I can easily imagine the howls of fury if such a thing were actually put forward. This is blatant social engineering , people would point out. And not in my backyard, they would say. I would reply that I do have it in my backyard, up to a point, and I think it could work much more widely. However much I and others on the political Right object to the incompetent dirigisme of state apparatchiks, most of us take a fairly good view of the charitable housing trusts that have grown up. They represent, to use the ghastly phrase again, social capital that we have built up freely for ourselves. Two such charities own properties on the communal garden in central London where I live, and offer very low-cost flats to people in difficulties.

One of these properties was bought recently by a trust set up by a Victorian philanthropist, which announced it was intending to house young people at low cost, including single mothers. This caused a great deal of consternation among us. Anxieties were expressed about loud music and light fingers and standards of behaviour generally; the garden depends on everyone observing strict conventions about noise and dogs and bicycles, and at one time we had all been upset by short-stay tenants playing loud rock music out of their back windows. Whatever next, we wondered. Used syringes among the syringa? Anxious phone calls were made to the charity that, it seemed, was about to destroy our middle-class urban idyll.

All these fears were groundless. Nothing has gone wrong. For the new tenants a great deal has gone right. They have a large and wonderful garden, with swings and climbing-frames for their children, and a place to have picnics and meet neighbours. But had something gone wrong, prevailing opinion here, and powerful, educated middle-class opinion too, would have put a stop to it. Loud noise, child abuse or neglect of the shrubs would have been dealt with in the time-honoured way, or (as New Labour would put it) by the expense of a little interest on the vast accumulated social capital of this well-established community. The place is crawling with doctors and lawyers and responsible citizens, and we have very good relations with the local police station.

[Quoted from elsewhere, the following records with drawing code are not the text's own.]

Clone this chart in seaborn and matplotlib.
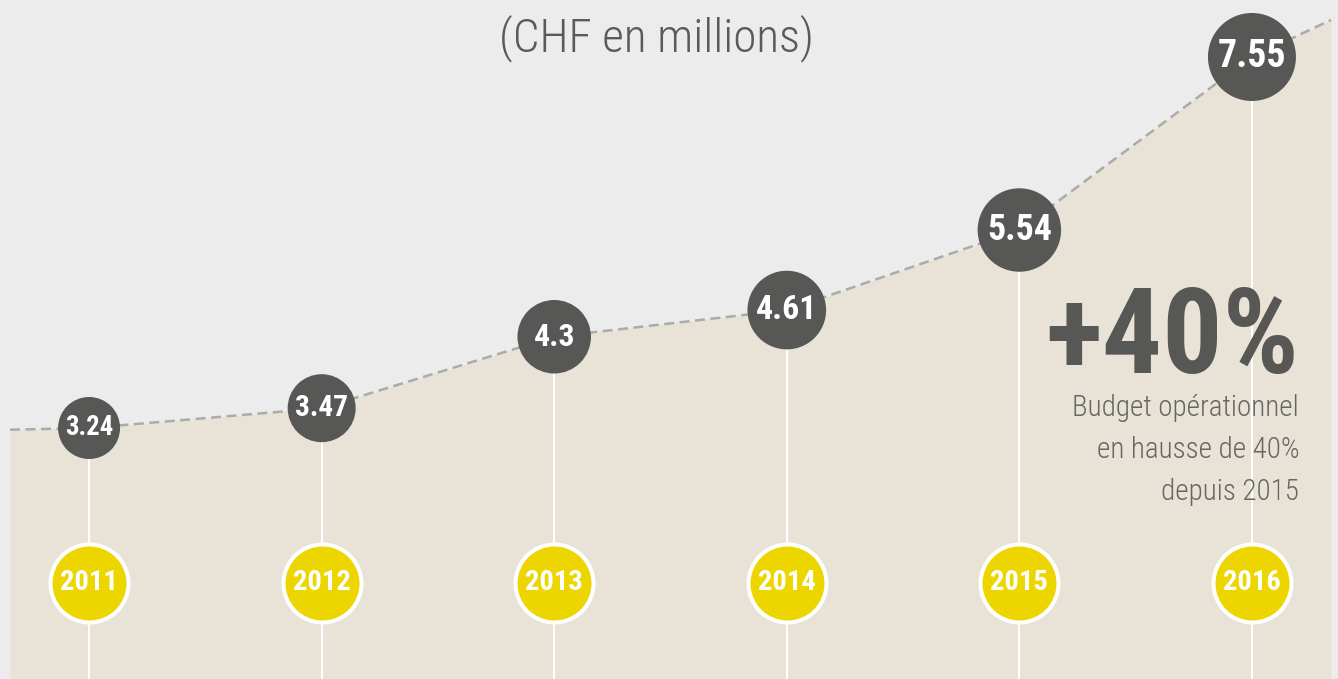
import numpy as np
import matplotlib
matplotlib.use("Agg")
import matplotlib.pyplot as plt
import seaborn as sns
from matplotlib import font_manager

# data
years = [2011, 2012, 2013, 2014, 2015, 2016]
budget = [3.24, 3.47, 4.3, 4.61, 5.54, 7.55]
budget_labels = ["3.24", "3.47", "4.3", "4.61", "5.54", "7.55"]
# where the dashed line runs off at both edges
edge_years = [2010.66, 2016.34]
edge_budget = [3.22, 7.98]

title = "(CHF en millions)"
big_note = "+40%"
note_lines = ["Budget opérationnel", "en hausse de 40%", "depuis 2015"]

# colours
bg = "#ECECEC"
sand = "#E8E3D6"
dark = "#575756"
yellow = "#EDD500"
dash_grey = "#ABABAB"

sns.set_style("white")

# pick a condensed face if there is one
names = {f.name for f in font_manager.fontManager.ttflist}
if "Roboto Condensed" in names:
    cond = dict(family="Roboto Condensed")
elif "Liberation Sans Narrow" in names:
    cond = dict(family="Liberation Sans Narrow")
else:
    cond = dict(family="DejaVu Sans", stretch="condensed")

fig = plt.figure(figsize=(13.38, 6.79), dpi=100)
fig.patch.set_facecolor(bg)
ax = fig.add_axes([0, 0, 1, 1])
ax.set_facecolor(bg)

xlim = (2010.617, 2016.37)
ylim = (0.324, 8.212)

line_x = [edge_years[0]] + years + [edge_years[1]]
line_y = [edge_budget[0]] + budget + [edge_budget[1]]

# sand area under the line
ax.fill_between(line_x, line_y, ylim[0], color=sand, lw=0, zorder=1)

# white stems down from every value bubble
ax.vlines(years, ylim[0], budget, color="white", lw=1.4, zorder=2)

sns.lineplot(x=line_x, y=line_y, sort=False, color=dash_grey, lw=1.8,
             linestyle=(0, (4, 2.2)), ax=ax, zorder=3)

# value bubbles, growing year by year
sns.scatterplot(x=years, y=budget, size=years, sizes=(1993, 4014),
                color=dark, linewidth=0, legend=False, ax=ax, zorder=4)

# year bubbles near the bottom
ytr = ax.get_xaxis_transform()
sns.scatterplot(x=years, y=[0.1414] * len(years), s=3154, color=yellow,
                edgecolor="white", linewidth=2.9, transform=ytr,
                legend=False, ax=ax, zorder=4)

for i, (yr, v, lab) in enumerate(zip(years, budget, budget_labels)):
    s = 1993 + i / (len(years) - 1) * (4014 - 1993)
    r_px = np.sqrt(s) / 0.72 / 2
    ax.text(yr, v, lab, color="white", fontsize=0.62 * r_px, fontweight="bold",
            ha="center", va="center", zorder=5, **cond)
    ax.text(yr, 0.1414, str(yr), color="white", fontsize=20.5, fontweight="bold",
            ha="center", va="center", transform=ytr, zorder=5, **cond)

ax.text(0.491, 0.925, title, transform=ax.transAxes, ha="center", va="baseline",
        color="#5A5A5A", fontsize=34, fontweight="light", **cond)
ax.text(0.971, 1 - 373 / 679, big_note, transform=ax.transAxes, ha="right",
        va="baseline", color=dark, fontsize=86, fontweight="bold", **cond)
for k, line in enumerate(note_lines):
    ax.text(0.971, 1 - (416 + 42 * k) / 679, line, transform=ax.transAxes,
            ha="right", va="baseline", color="#666666", fontsize=21,
            fontweight="light", **cond)

ax.set_xlim(*xlim)
ax.set_ylim(*ylim)
ax.set_axis_off()

fig.savefig("out.png", dpi=100, facecolor=bg)
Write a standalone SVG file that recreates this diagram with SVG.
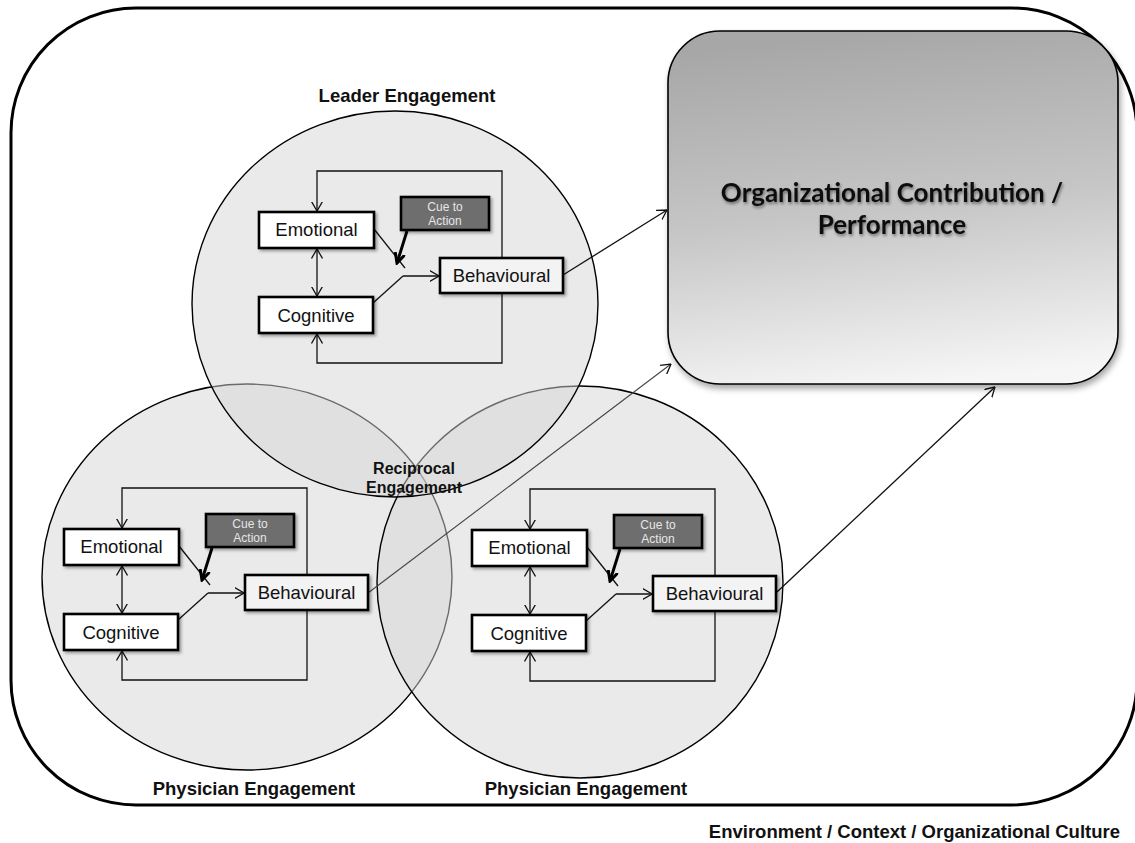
<svg xmlns="http://www.w3.org/2000/svg" width="1135" height="843" viewBox="0 0 1135 843">
<style>
.lbl{font-family:"Liberation Sans",Arial,sans-serif;font-weight:bold;fill:#111}
.nt{font-family:"Liberation Sans",Arial,sans-serif;font-size:18.5px;fill:#111;text-anchor:middle}
.ct{font-family:"Liberation Sans",Arial,sans-serif;font-size:12px;fill:#e6e6e6;text-anchor:middle}
.wb{fill:#fff;stroke:#000;stroke-width:2.6}
.bb{fill:#f3f3f3;stroke:#000;stroke-width:2.6}
.cb{fill:#6e6e6e;stroke:#000;stroke-width:2.6}
.ln{fill:none;stroke:#111;stroke-width:1.3}
.circ{fill:#d6d6d6;fill-opacity:0.5;stroke:#000;stroke-width:1.4}
</style>
<defs>
<marker id="a" viewBox="0 0 10 12" refX="9.5" refY="6" markerWidth="10" markerHeight="12" orient="auto-start-reverse" markerUnits="userSpaceOnUse">
<path d="M0,0.5 L9.5,6 L0,11.5" fill="none" stroke="#111" stroke-width="1.3"/>
</marker>
<marker id="t" viewBox="0 0 12 12" refX="10" refY="6" markerWidth="12" markerHeight="12" orient="auto" markerUnits="userSpaceOnUse">
<path d="M0,1 L10,6 L0,11" fill="none" stroke="#000" stroke-width="3"/>
</marker>
<filter id="sh" x="-10%" y="-10%" width="130%" height="140%">
<feDropShadow dx="2" dy="2" stdDeviation="1.5" flood-color="#000" flood-opacity="0.35"/>
</filter>
<filter id="bsh" x="-5%" y="-5%" width="115%" height="115%">
<feDropShadow dx="2" dy="4" stdDeviation="3" flood-color="#000" flood-opacity="0.35"/>
</filter>
<filter id="tsh" x="-5%" y="-20%" width="110%" height="160%">
<feDropShadow dx="1" dy="2" stdDeviation="1.5" flood-color="#000" flood-opacity="0.45"/>
</filter>
<linearGradient id="g" x1="0.45" y1="0" x2="0.6" y2="1">
<stop offset="0" stop-color="#a7a7a7"/>
<stop offset="0.5" stop-color="#c6c6c6"/>
<stop offset="1" stop-color="#f6f6f6"/>
</linearGradient>
<g id="eng">
<path class="ln" d="M502,258 V171 H317 V211" marker-end="url(#a)"/>
<path class="ln" d="M502,293 V363 H317 V334" marker-end="url(#a)"/>
<path class="ln" d="M317,249 V296" marker-start="url(#a)" marker-end="url(#a)"/>
<path class="ln" d="M374,229 L405,268"/>
<path class="ln" d="M373,303 L403,276"/>
<path class="ln" d="M403,276 H439" marker-end="url(#a)"/>
<rect class="wb" x="259" y="212" width="115" height="36" filter="url(#sh)"/>
<rect class="wb" x="259" y="297" width="114" height="36" filter="url(#sh)"/>
<rect class="bb" x="440" y="258" width="123" height="35" filter="url(#sh)"/>
<rect class="cb" x="401" y="197" width="88" height="33" filter="url(#sh)"/>
<path d="M407,231 L397,263" fill="none" stroke="#000" stroke-width="3" marker-end="url(#t)"/>
<text class="nt" x="316.5" y="236">Emotional</text>
<text class="nt" x="316" y="322">Cognitive</text>
<text class="nt" x="501.5" y="282">Behavioural</text>
<text class="ct" x="445" y="211">Cue to</text>
<text class="ct" x="445" y="225">Action</text>
</g>
</defs>
<rect width="1135" height="843" fill="#fff"/>
<rect id="environment" x="11" y="8" width="1126" height="797" rx="125" ry="125" fill="none" stroke="#000" stroke-width="3"/>
<g id="org-box">
<rect x="668" y="31" width="450" height="353" rx="52" ry="52" fill="url(#g)" stroke="#000" stroke-width="1.6" filter="url(#bsh)"/>
<g filter="url(#tsh)">
<text x="892" y="202" text-anchor="middle" font-family="Lato,'Open Sans',sans-serif" font-weight="bold" font-size="26" fill="#111">Organizational Contribution /</text>
<text x="892" y="234" text-anchor="middle" font-family="Lato,'Open Sans',sans-serif" font-weight="bold" font-size="26" fill="#111">Performance</text>
</g>
</g>
<g id="circles">
<ellipse id="physician-left-circle" class="circ" cx="247" cy="577" rx="205" ry="193"/>
<ellipse id="physician-right-circle" class="circ" cx="580" cy="582" rx="203" ry="196"/>
<ellipse id="leader-circle" class="circ" cx="395" cy="304" rx="203" ry="193"/>
</g>
<g id="connectors">
<line x1="368" y1="593" x2="671" y2="364" stroke="#444" stroke-width="1.1" marker-end="url(#a)"/>
<line x1="563" y1="275" x2="667" y2="210" class="ln" marker-end="url(#a)"/>
<line x1="777" y1="592" x2="995" y2="387" class="ln" marker-end="url(#a)"/>
</g>
<g id="leader-engagement">
<use href="#eng"/>
</g>
<g id="physician-left">
<use href="#eng" transform="translate(-195,317)"/>
</g>
<g id="physician-right">
<use href="#eng" transform="translate(213,318)"/>
</g>
<g id="labels">
<text class="lbl" x="407" y="102" font-size="18.5" text-anchor="middle">Leader Engagement</text>
<text class="lbl" x="414" y="474" font-size="16" text-anchor="middle">Reciprocal</text>
<text class="lbl" x="414" y="493" font-size="16" text-anchor="middle">Engagement</text>
<text class="lbl" x="254" y="795" font-size="18.5" text-anchor="middle">Physician Engagement</text>
<text class="lbl" x="586" y="795" font-size="18.5" text-anchor="middle">Physician Engagement</text>
<text class="lbl" x="1120" y="838" font-size="18.5" text-anchor="end">Environment / Context / Organizational Culture</text>
</g>
</svg>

This kind of mixing can work in more positive ways too. Where the other children in the garden frown on fast food and television, where their mothers expect them to practise the clarinet and go to bed by nine, less fortunate children find their own expectations rising. They will find they benefit too from the general networking and informal child-minding; if their mothers are out, they can always have tea and do their homework with someone else. However, these things are not always easy. Not long ago the younger children of our garden were terrorised by a bad boy, the kind you get on a sink estate, a hardened wild child who found it easy to bully the well-mannered children. The angry mothers in puffa jackets expostulated. The indignant fathers in designer loafers assembled, prepared to raise their paternal hands to the boy, but they were handicapped, of course, by the law; the most illiterate six-year-old these days knows how to shriek "don't you lay a finger on me or I'll have the law on you". It is hard to find a doctor or a lawyer who is prepared to flout the law, even in such a cause.

Fortunately the bully's family suddenly left. And so we were not forced, as were parents in a nearby communal garden, to have an evening parent patrol to try to protect the many from a few very aggressive children in "social housing", who terrorised the gardener and set off the communal fireworks before Guy Fawkes' Night. What became obvious to me is that in order to have the benefits of mixed housing - of the reverse swamping I'm advocating - we will have to tighten up the laws on noise and litter, and weaken the laws protecting nuisance-makers and delinquent children. At the moment there is virtually no redress from delinquent neighbours, beyond what social pressure can achieve. It should have been possible for our husbands to go and frighten that boy into leaving our children alone, if necessary with a raised hand or two. It should be possible to stop neighbours polluting a community with loud music or filthy litter, fast. Changing these laws alone might have a miraculous effect on community life, and on our willingness to have the less fortunate in our backyards.